# INSTRUCTIONS FOR THE TASK
Check each line of the material below for "seaborn", then copy the ones that contain it.

# AVAILABLE DATA
···

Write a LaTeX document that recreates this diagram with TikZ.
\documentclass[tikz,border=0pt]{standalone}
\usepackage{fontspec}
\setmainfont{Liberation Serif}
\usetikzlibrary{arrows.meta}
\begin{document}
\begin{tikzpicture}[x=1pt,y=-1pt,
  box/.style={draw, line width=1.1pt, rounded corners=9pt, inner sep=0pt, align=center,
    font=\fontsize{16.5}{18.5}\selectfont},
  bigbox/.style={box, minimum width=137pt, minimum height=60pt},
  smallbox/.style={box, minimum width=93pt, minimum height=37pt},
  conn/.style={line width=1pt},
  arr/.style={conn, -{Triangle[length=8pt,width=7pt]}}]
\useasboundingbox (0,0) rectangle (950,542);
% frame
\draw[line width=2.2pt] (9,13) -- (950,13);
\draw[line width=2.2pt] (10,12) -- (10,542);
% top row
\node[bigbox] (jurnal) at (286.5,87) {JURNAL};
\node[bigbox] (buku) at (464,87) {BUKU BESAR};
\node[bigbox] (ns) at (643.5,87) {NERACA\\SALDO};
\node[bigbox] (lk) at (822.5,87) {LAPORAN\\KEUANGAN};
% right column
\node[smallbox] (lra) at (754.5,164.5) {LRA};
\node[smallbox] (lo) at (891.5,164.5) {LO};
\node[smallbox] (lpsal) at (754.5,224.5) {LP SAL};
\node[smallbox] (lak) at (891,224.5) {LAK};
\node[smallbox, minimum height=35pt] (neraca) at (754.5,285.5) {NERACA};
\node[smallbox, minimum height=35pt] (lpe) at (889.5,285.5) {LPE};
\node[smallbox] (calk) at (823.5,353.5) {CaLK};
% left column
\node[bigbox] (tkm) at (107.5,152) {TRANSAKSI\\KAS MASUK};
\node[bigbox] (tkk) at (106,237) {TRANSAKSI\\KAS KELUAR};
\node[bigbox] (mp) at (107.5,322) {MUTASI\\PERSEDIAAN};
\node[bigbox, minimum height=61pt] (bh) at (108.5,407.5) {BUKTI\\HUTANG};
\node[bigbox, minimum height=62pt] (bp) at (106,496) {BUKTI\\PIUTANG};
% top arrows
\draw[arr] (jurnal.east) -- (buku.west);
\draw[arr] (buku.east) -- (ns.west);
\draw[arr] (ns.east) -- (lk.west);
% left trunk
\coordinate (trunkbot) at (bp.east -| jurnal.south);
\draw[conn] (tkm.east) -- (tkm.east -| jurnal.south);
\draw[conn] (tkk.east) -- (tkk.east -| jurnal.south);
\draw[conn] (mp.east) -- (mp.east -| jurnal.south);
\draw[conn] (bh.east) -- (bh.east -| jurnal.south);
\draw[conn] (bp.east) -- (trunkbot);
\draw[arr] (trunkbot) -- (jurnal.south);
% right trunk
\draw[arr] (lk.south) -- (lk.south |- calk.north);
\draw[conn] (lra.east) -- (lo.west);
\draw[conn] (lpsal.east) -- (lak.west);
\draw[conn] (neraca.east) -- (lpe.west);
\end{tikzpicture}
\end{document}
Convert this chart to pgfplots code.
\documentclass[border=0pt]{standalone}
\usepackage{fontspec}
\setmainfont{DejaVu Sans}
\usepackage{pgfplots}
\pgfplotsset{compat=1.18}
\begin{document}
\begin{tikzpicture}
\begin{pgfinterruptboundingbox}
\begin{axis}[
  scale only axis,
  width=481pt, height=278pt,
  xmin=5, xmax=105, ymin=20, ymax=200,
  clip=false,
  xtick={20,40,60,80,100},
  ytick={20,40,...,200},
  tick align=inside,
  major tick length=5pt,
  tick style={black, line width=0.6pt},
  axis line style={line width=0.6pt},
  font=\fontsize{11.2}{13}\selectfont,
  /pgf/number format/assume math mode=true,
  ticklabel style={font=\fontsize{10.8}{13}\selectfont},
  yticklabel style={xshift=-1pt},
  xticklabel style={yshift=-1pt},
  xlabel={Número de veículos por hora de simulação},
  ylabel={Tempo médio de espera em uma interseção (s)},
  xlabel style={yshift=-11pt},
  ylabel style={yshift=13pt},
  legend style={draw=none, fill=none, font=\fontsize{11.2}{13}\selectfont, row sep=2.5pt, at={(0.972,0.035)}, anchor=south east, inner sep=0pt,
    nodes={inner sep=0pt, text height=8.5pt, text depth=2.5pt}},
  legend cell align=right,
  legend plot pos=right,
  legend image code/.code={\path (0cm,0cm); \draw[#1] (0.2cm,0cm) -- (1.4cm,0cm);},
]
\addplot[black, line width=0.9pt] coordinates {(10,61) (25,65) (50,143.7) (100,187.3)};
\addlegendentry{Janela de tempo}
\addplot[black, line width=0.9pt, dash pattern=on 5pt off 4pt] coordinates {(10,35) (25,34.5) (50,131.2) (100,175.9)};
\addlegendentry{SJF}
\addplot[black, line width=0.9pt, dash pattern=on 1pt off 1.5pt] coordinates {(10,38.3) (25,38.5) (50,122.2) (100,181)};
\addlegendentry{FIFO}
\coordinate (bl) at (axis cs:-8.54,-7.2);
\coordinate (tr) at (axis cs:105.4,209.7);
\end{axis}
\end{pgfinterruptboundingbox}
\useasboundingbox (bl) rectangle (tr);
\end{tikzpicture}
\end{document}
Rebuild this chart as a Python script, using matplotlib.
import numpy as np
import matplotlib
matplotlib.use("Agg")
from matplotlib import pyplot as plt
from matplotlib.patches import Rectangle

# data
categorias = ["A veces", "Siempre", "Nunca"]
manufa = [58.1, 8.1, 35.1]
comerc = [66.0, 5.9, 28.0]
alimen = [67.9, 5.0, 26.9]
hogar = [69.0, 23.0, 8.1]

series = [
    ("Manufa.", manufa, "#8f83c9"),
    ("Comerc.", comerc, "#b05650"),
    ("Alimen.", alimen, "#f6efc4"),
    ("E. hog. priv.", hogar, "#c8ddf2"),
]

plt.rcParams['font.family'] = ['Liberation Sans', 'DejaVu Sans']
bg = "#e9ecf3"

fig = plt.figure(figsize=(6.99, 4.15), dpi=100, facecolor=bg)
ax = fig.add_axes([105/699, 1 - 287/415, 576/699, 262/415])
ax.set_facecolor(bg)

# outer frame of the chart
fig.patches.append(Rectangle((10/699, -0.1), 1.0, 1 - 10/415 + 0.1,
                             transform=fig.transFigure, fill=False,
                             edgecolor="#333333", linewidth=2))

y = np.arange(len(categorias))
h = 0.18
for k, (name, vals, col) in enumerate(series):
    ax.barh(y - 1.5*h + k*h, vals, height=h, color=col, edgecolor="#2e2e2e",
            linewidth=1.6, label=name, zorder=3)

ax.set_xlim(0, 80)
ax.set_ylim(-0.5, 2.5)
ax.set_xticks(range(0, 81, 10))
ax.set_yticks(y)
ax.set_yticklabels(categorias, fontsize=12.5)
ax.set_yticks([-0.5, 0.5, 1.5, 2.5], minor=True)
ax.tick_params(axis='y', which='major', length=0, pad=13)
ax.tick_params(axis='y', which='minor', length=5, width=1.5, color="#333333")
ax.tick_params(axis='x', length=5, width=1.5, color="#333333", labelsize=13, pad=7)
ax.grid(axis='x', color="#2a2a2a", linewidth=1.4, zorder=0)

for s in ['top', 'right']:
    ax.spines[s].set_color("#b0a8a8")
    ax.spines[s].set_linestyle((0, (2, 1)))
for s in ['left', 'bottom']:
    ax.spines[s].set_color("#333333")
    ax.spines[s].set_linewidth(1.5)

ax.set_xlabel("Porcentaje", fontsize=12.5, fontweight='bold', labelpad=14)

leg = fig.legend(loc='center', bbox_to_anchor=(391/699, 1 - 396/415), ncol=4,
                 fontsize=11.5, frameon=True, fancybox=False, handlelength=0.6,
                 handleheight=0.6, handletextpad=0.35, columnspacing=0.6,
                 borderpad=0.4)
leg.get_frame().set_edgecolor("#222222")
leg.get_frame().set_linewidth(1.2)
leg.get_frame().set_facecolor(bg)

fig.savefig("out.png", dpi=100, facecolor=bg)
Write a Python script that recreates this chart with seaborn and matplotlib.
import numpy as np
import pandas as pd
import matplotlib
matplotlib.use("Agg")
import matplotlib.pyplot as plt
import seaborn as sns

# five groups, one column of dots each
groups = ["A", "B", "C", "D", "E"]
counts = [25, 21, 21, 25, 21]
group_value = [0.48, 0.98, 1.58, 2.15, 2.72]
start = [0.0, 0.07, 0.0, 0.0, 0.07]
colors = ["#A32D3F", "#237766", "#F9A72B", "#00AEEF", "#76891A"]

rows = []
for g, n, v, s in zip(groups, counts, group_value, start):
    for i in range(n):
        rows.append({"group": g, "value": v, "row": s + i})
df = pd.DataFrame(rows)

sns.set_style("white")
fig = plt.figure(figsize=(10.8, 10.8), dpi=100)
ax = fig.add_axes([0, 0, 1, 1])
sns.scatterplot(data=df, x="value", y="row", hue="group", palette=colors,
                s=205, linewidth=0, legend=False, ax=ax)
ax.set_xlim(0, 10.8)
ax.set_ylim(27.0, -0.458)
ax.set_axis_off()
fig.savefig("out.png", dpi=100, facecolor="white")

···

# RESPONSE
Write a Python script that recreates this chart with seaborn and matplotlib.
import seaborn as sns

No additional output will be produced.